Troy, who was sitting outside, complied with the officers’ request to have Jayzel
come to the door to make sure she was safe. One of the officers waited until
Troy had walked into the house to find Jayzel and then stepped inside. When Troy
returned with Jayzel and saw this, he demanded that the officer leave his house, as
Jayzel had agreed to speak with the officers outside. Though Jayzel also
repeatedly asked the officers to “leave the house[] and not disturb her [sleeping]
children[,]” another officer stepped into the house to arrest Troy, “bump[ing] against
Jayzel” who stood between them. Jayzel felt “uncomfortable and exposed” and
“raised her hands, palms forward at her chest, to ‘keep [the officer] from flushing
his body against [hers].’” In response, an officer shot his taser in dart mode at
Jayzel’s hand, causing what she described as “an incredible burning and painful
feeling locking all of [her] joints.” (The original Ninth Circuit panel failed to
ascertain what the use of force was and weighed the effects of “a Taser in the drive
stun mode,” not dart mode).

The district court denied defendants summary judgment on qualified immunity
grounds; the Ninth Circuit appellate panel reversed, holding that the use of force
was objectively reasonable. Significantly, the court reached this Graham conclusion
about the quality and nature of the intrusion versus the governmental interest
while declaring it “difficult . . . to opine with confidence regarding either the quantum
of force involved in a deployment of a Taser gun or the type of force inflicted,”
as the plaintiffs had “not offered any evidence about the kind of force or injury a Taser
inflicts.” The court did not consider Jayzel’s testimony that the tasing was “incredibly
painful” and similar to childbirth as constituting such evidence. As elaborated
in Part IV, the Ninth Circuit’s original Mattos opinion in particular demonstrates
why, in cases involving new police weapons technology like tasers, the Ninth Circuit
should take the approach it has taken in cases involving new police search technology
in order to fulfill the requirements of Graham.

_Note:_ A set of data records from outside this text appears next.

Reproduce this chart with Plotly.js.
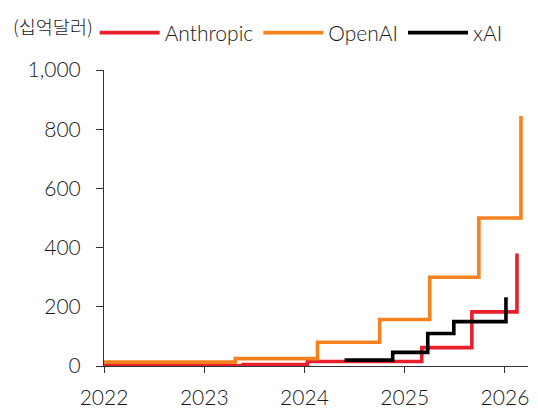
<!DOCTYPE html>
<html>
<head>
<meta charset="utf-8">
<script src="https://cdn.plot.ly/plotly-3.0.1.min.js"></script>
<style>
html,body{margin:0;padding:0;background:#fff;}
#chart{width:538px;height:416px;}
</style>
</head>
<body>
<div id="chart"></div>
<script>
// Revenue run-rate (USD billions), step series
const anthropicX = [2022.0, 2023.39, 2024.03, 2025.17, 2025.67, 2026.12];
const anthropicY = [1, 5, 15, 62, 183, 380];
const openaiX = [2022.0, 2023.31, 2024.13, 2024.75, 2025.25, 2025.74, 2026.16];
const openaiY = [13, 25, 80, 157, 300, 500, 845];
const xaiX = [2024.40, 2024.88, 2025.23, 2025.49, 2026.01];
const xaiY = [20, 46, 110, 150, 232];
const xTicks = [2022, 2023, 2024, 2025, 2026];
const xTickLabels = ['2022', '2023', '2024', '2025', '2026'];
const yTicks = [0, 200, 400, 600, 800, 1000];
const yTickLabels = ['0', '200', '400', '600', '800', '1,000'];
const unitLabel = '(십억달러)';

const FONT = 'Lato, "Noto Sans CJK KR", sans-serif';
const LW = 3.6;
const TXT = {family: FONT, size: 21, color: '#1a1a1a', weight: 300};

const traces = [
  {x: anthropicX, y: anthropicY, name: 'Anthropic', type: 'scatter', mode: 'lines',
   line: {color: '#e8202c', width: LW, shape: 'hv'}},
  {x: openaiX, y: openaiY, name: 'OpenAI', type: 'scatter', mode: 'lines',
   line: {color: '#f5821f', width: LW, shape: 'hv'}},
  {x: xaiX, y: xaiY, name: 'xAI', type: 'scatter', mode: 'lines',
   line: {color: '#000000', width: LW, shape: 'hv'}}
];

const layout = {
  width: 538, height: 416,
  margin: {l: 104, r: 10, t: 70, b: 50},
  paper_bgcolor: '#ffffff', plot_bgcolor: '#ffffff',
  font: TXT,
  showlegend: true,
  legend: {
    orientation: 'h', x: -0.022, xanchor: 'left', y: 1.125, yanchor: 'middle',
    font: TXT,
    itemwidth: 60, tracegroupgap: 0, bgcolor: 'rgba(0,0,0,0)'
  },
  xaxis: {
    range: [2022, 2026.23], tickvals: xTicks, ticktext: xTickLabels,
    showgrid: false, zeroline: false, showline: true, linecolor: '#333333', linewidth: 1,
    ticks: 'outside', ticklen: 6, tickcolor: '#333333', tickwidth: 1,
    ticklabelstandoff: 7,
    tickfont: TXT, fixedrange: true
  },
  yaxis: {
    range: [0, 1000], tickvals: yTicks, ticktext: yTickLabels,
    showgrid: false, zeroline: false, showline: true, linecolor: '#333333', linewidth: 1,
    ticks: 'outside', ticklen: 7, tickcolor: '#333333', tickwidth: 1,
    ticklabelstandoff: 11,
    tickfont: TXT, fixedrange: true
  },
  annotations: [{
    text: unitLabel, xref: 'paper', yref: 'paper', x: -0.219, y: 1.147,
    xanchor: 'left', yanchor: 'middle', showarrow: false,
    font: {family: '"Noto Sans CJK KR", sans-serif', size: 18.5, color: '#1a1a1a', weight: 300}
  }]
};

Plotly.newPlot('chart', traces, layout, {displayModeBar: false, staticPlot: true});
</script>
</body>
</html>
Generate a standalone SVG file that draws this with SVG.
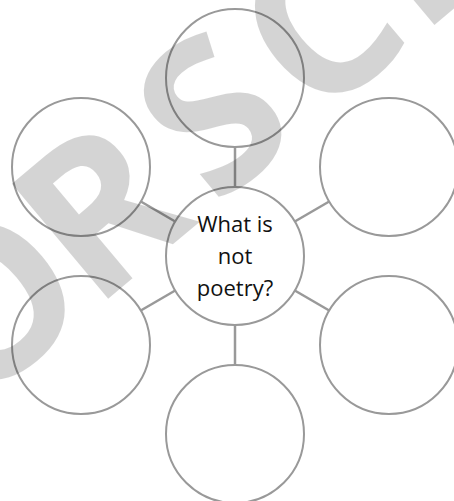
<svg xmlns="http://www.w3.org/2000/svg" width="454" height="501" viewBox="0 0 454 501">
<style>
.c{fill:none;stroke:#999;stroke-width:2}
.l{stroke:#999;stroke-width:2.5}
.t{font-family:"Open Sans","Noto Sans",sans-serif;font-size:22px;fill:#111;text-anchor:middle}
.wm{font-family:"Open Sans","Noto Sans",sans-serif;font-weight:bold;font-size:210px;fill:#000;fill-opacity:0.17;text-anchor:middle}
</style>
<rect width="454" height="501" fill="#fff"/>
<g id="connectors">
<line class="l" x1="235" y1="147" x2="235" y2="187"/>
<line class="l" x1="235" y1="325" x2="235" y2="365"/>
<line class="l" x1="175.2" y1="221.5" x2="140.8" y2="201.5"/>
<line class="l" x1="294.8" y1="221.5" x2="329.2" y2="201.5"/>
<line class="l" x1="175.2" y1="290.5" x2="140.8" y2="310.5"/>
<line class="l" x1="294.8" y1="290.5" x2="329.2" y2="310.5"/>
</g>
<g id="node-top"><circle class="c" cx="235" cy="78" r="69"/></g>
<g id="node-top-left"><circle class="c" cx="81" cy="167" r="69"/></g>
<g id="node-top-right"><circle class="c" cx="389" cy="167" r="69"/></g>
<g id="node-bottom-left"><circle class="c" cx="81" cy="345" r="69"/></g>
<g id="node-bottom-right"><circle class="c" cx="389" cy="345" r="69"/></g>
<g id="node-bottom"><circle class="c" cx="235" cy="434" r="69"/></g>
<g id="node-center">
<circle class="c" cx="235" cy="256" r="69" style="fill:#fff"/>
<text class="t" x="235" y="232">What is</text>
<text class="t" x="235" y="264">not</text>
<text class="t" x="235" y="296">poetry?</text>
</g>
<g id="watermark" transform="translate(97 308) rotate(-40)">
<text class="wm" x="-80" y="0">O</text>
<text class="wm" x="65" y="0">R</text>
<text class="wm" x="213" y="0">S</text>
<text class="wm" x="352" y="0">C</text>
<text class="wm" x="502" y="0">H</text>
</g>
</svg>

A police officer who injures someone severely and unreasonably
with a new type of weapon will virtually never be held liable if courts
interpret al-Kidd to compel finding it reasonable for the officer to not understand
that his force was unreasonable. This is clearly demonstrated in the Mattos v.
Agarano/Brooks v. City of Seattle en banc opinion in which Judge Schroeder
writes in her concurrence:

One could argue that the use of painful, permanently scarring weaponry
on non-threatening individuals, who were not trying to escape, should
have been known to be excessive by any informed police officer under
the long established standards of Graham. . . . Nevertheless, the Supreme
Court’s opinion in al-Kidd appears to require us to hold that because
there was no established case law recognizing taser use as excessive in
similar circumstances, immunity is required.